Come noto, il regio decreto n. 2440/1923, all’articolo 69, comma 6, disciplina l’istituto del “fermo amministrativo”, il quale dispone, in via generale, che, “Qualora un’amministrazione dello Stato che abbia, a qualsiasi titolo, ragione di credito verso aventi diritto a somme dovute da altre amministrazioni, richieda la sospensione del pagamento, questa deve essere eseguita in attesa del provvedimento definitivo”.
Al riguardo, nel tempo, la giurisprudenza di legittimità ha già avuto modo di affermare che la funzione giuridica dell’istituto è da ricercare nell’esplicazione di un’attività di autotutela cautelare da parte della stessa pubblica amministrazione, espressiva di un potere autoritativo il cui esercizio determina l’affievolimento, sia pure temporaneo, del diritto di credito del privato fino all’eventuale estinzione – totale o parziale – del debito del soggetto pubblico, per compensazione, a seguito del riconoscimento del debito del soggetto privato (nella specie, del contribuente: v., in tal senso, le sentenze della Cassazione a sezioni unite nn. 1733 del 7 febbraio 2002, espressamente richiamata nella decisione in esame, e 875 del 17 gennaio 2007).

In relazione alla sopra citata disposizione, con la sentenza 7320/2014, la Corte ha, quindi, accolto il ricorso proposto dall’Amministrazione finanziaria nazionale, nei confronti di una società a responsabilità limitata, avente a oggetto la legittimità del diniego del rimborso di un credito Iva (non concesso dall’ufficio territorialmente competente) emergente dalla dichiarazione annuale presentata dalla stessa società per l’anno d’imposta 2003, ribadendo il principio secondo cui è legittimo sospendere il rimborso del tributo in questione nei casi in cui (come in quello di specie) l’ufficio abbia proposto eccezione di “fermo amministrativo” in ragione della notifica di un avviso di accertamento di un maggior debito dello stesso tributo che aveva annullato l’eccedenza detraibile chiesta a rimborso.

Nella decisione in commento, infatti, i giudici di legittimità – discostandosi da un proprio precedente difforme orientamento (sentenza n. 27265 del 20 dicembre 2006, ricordata nel testo), da un lato, e, dall’altro, facendo invece sostanzialmente proprie le conclusioni contenute nelle sentenze nn. 4567 del 5 marzo 2004 e 9853 del 5 maggio 2011, espressamente richiamata – hanno affermato che l’Amministrazione finanziaria ha la facoltà di sospendere l’esecuzione di un rimborso Iva in pendenza di proprie ragioni di credito.

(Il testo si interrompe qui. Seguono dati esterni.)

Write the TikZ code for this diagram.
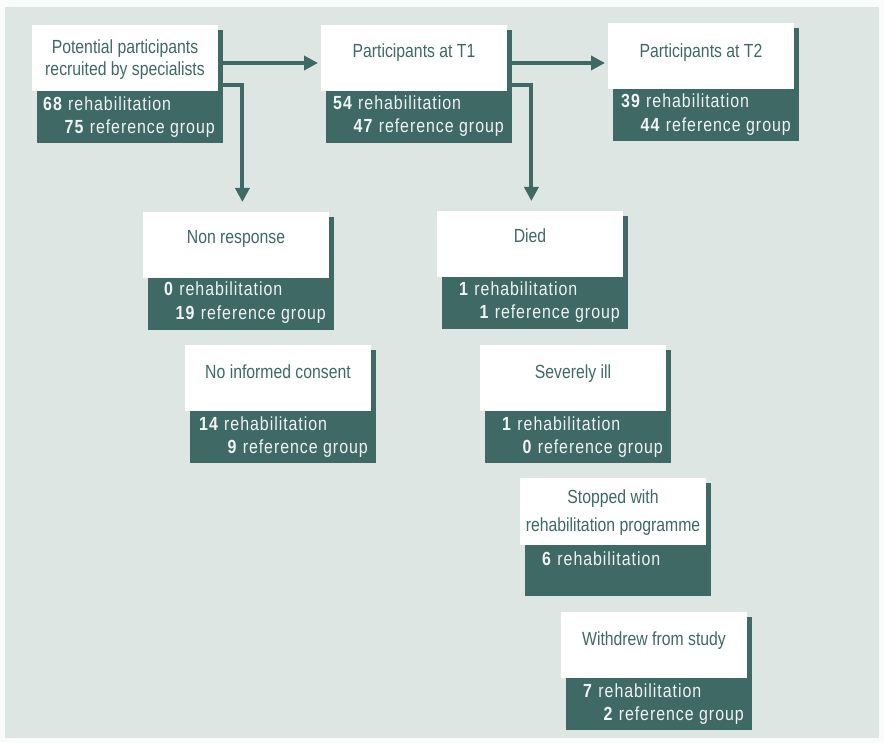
\documentclass[tikz,border=0pt]{standalone}
\usepackage{fontspec}
\setmainfont{Liberation Sans}
\newfontfamily\wfont[FakeStretch=0.83]{Liberation Sans}
\newfontfamily\dfont[FakeStretch=0.84,LetterSpace=5]{Liberation Sans}
\usetikzlibrary{arrows.meta}
\definecolor{teal0}{RGB}{62,105,101}
\definecolor{bgc}{RGB}{222,230,228}
\definecolor{paper}{RGB}{250,251,251}
\definecolor{offw}{RGB}{240,244,243}
\tikzset{
  wbox/.style={fill=white, draw=none, anchor=north west, inner sep=0pt, minimum width=186pt, minimum height=66pt},
  dbox/.style={fill=teal0, draw=none, anchor=north west, inner sep=0pt, minimum width=186pt, minimum height=113pt},
  wtxt/.style={anchor=base, inner sep=0pt, text=teal0, font=\wfont\fontsize{19}{22}\selectfont},
  nleft/.style={anchor=base west, inner sep=0pt, text=offw, font=\dfont\fontsize{19}{22}\selectfont},
  nright/.style={anchor=base east, inner sep=0pt, text=offw, font=\dfont\fontsize{19}{22}\selectfont},
  arr/.style={draw=teal0, line width=4pt, -{Triangle[width=14pt,length=14pt]}}
}
\begin{document}
\begin{tikzpicture}[x=1pt,y=-1pt]
\useasboundingbox (0,0) rectangle (884,743);
\fill[paper] (0,0) rectangle (884,743);
\fill[bgc] (5,7) rectangle (879,738);

% A: Potential participants
\node[dbox] (Ad) at (37,30) {};
\node[wbox] (A) at (32,25) {};
\node[wtxt] (At1) at (125,54) {Potential participants};
\node[wtxt] (At2) at (125,76) {recruited by specialists};
\node[nleft] (An1) at (43,111) {\textbf{68} rehabilitation};
\node[nright] (An2) at (215,134) {\textbf{75} reference group};

% B: Participants at T1
\node[dbox] (Bd) at (326,30) {};
\node[wbox] (B) at (321,25) {};
\node[wtxt] (Bt) at (414,58) {Participants at T1};
\node[nleft] (Bn1) at (333,110) {\textbf{54} rehabilitation};
\node[nright] (Bn2) at (504,133) {\textbf{47} reference group};

% C: Participants at T2
\node[dbox] (Cd) at (613,28) {};
\node[wbox] (C) at (608,23) {};
\node[wtxt] (Ct) at (701,58) {Participants at T2};
\node[nleft] (Cn1) at (621,108) {\textbf{39} rehabilitation};
\node[nright] (Cn2) at (791,132) {\textbf{44} reference group};

% D: Non response
\node[dbox] (Dd) at (148,217) {};
\node[wbox] (D) at (143,212) {};
\node[wtxt] (Dt) at (236,244) {Non response};
\node[nleft] (Dn1) at (164,296) {\textbf{0} rehabilitation};
\node[nright] (Dn2) at (326,320) {\textbf{19} reference group};

% E: No informed consent
\node[dbox] (Ed) at (190,350) {};
\node[wbox] (E) at (185,345) {};
\node[wtxt] (Et) at (278,378) {No informed consent};
\node[nleft] (En1) at (199,430) {\textbf{14} rehabilitation};
\node[nright] (En2) at (368,453) {\textbf{9} reference group};

% F: Died
\node[dbox] (Fd) at (442,216) {};
\node[wbox] (F) at (437,211) {};
\node[wtxt] (Ft) at (530,243) {Died};
\node[nleft] (Fn1) at (459,296) {\textbf{1} rehabilitation};
\node[nright] (Fn2) at (620,319) {\textbf{1} reference group};

% G: Severely ill
\node[dbox] (Gd) at (485,350) {};
\node[wbox] (G) at (480,345) {};
\node[wtxt] (Gt) at (573,378) {Severely ill};
\node[nleft] (Gn1) at (502,430) {\textbf{1} rehabilitation};
\node[nright] (Gn2) at (663,453) {\textbf{0} reference group};

% H: Stopped with rehabilitation programme
\node[dbox] (Hd) at (525,483) {};
\node[wbox, minimum height=67pt] (H) at (520,478) {};
\node[wtxt] (Ht1) at (613,503) {Stopped with};
\node[wtxt] (Ht2) at (613,531) {rehabilitation programme};
\node[nleft] (Hn1) at (542,565) {\textbf{6} rehabilitation};

% I: Withdrew from study
\node[dbox] (Id) at (566,617) {};
\node[wbox] (I) at (561,612) {};
\node[wtxt] (It) at (654,645) {Withdrew from study};
\node[nleft] (In1) at (583,697) {\textbf{7} rehabilitation};
\node[nright] (In2) at (744,720) {\textbf{2} reference group};

% connectors
\draw[arr, shorten >=3pt] ([yshift=-33pt]Ad.north east) -- ([yshift=-33pt]Ad.north east -| B.west);
\draw[arr, shorten >=10pt] ([yshift=-55pt]Ad.north east) -| ([xshift=19pt]Ad.east |- D.north);
\draw[arr, shorten >=3pt] ([yshift=-33pt]Bd.north east) -- ([yshift=-33pt]Bd.north east -| C.west);
\draw[arr, shorten >=10pt] ([yshift=-55pt]Bd.north east) -| ([xshift=19pt]Bd.east |- F.north);
\end{tikzpicture}
\end{document}
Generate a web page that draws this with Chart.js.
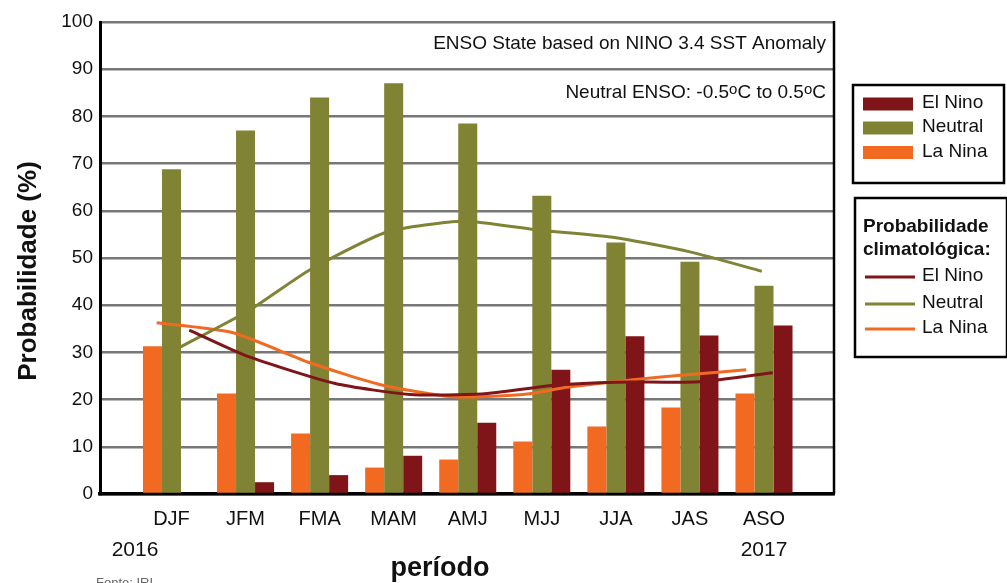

Al riguardo, infatti, il Supremo collegio osserva, da un lato, che l’articolo 38-bis, comma 3, del Dpr n. 633 del 1972 non limita la sospensione dell’esecuzione del rimborso alla sola ipotesi di contestazioni penali, in capo al contribuente, relative allo stesso periodo d’imposta in cui il credito chiesto a rimborso è sorto, e, dall’altro, che le garanzie richieste dallo stesso articolo 38-bis (cauzione in titoli di Stato o fidejussioni bancarie) hanno una funzione – diversa da quella del fermo amministrativo – di tutela erariale della (eventuale) insussistenza del credito Iva da rimborsare, mentre la previsione del citato articolo 69 del regio decreto n. 2440 del 1923 garantisce la possibilità di operare la compensazione (del credito del contribuente) con i “controcrediti” vantati in via generale dalla Pubblica amministrazione nei suoi confronti, anche se non ancora liquidi ed esigibili.

La decisione in rassegna, infine, sempre agli effetti della legittimità della sospensione del pagamento di somme di denaro, esclude che la Pubblica amministrazione interessata debba dimostrare, oltre all’esistenza delle proprie ragioni di credito, anche quella del pericolo per la riscossione, interpretando in tal senso l’articolo 69 del regio decreto n. 2440, che si limita a riconoscere efficacia alla suddetta sospensione fino all’emanazione di un provvedimento definitivo, di natura giurisdizionale, che disponga in merito alla sussistenza, o meno, “...della concorrente ragione di credito vantata dall’erario” (v., nello stesso senso, le già citate sentenze nn. 4567 del 2004 e 9853 del 2011).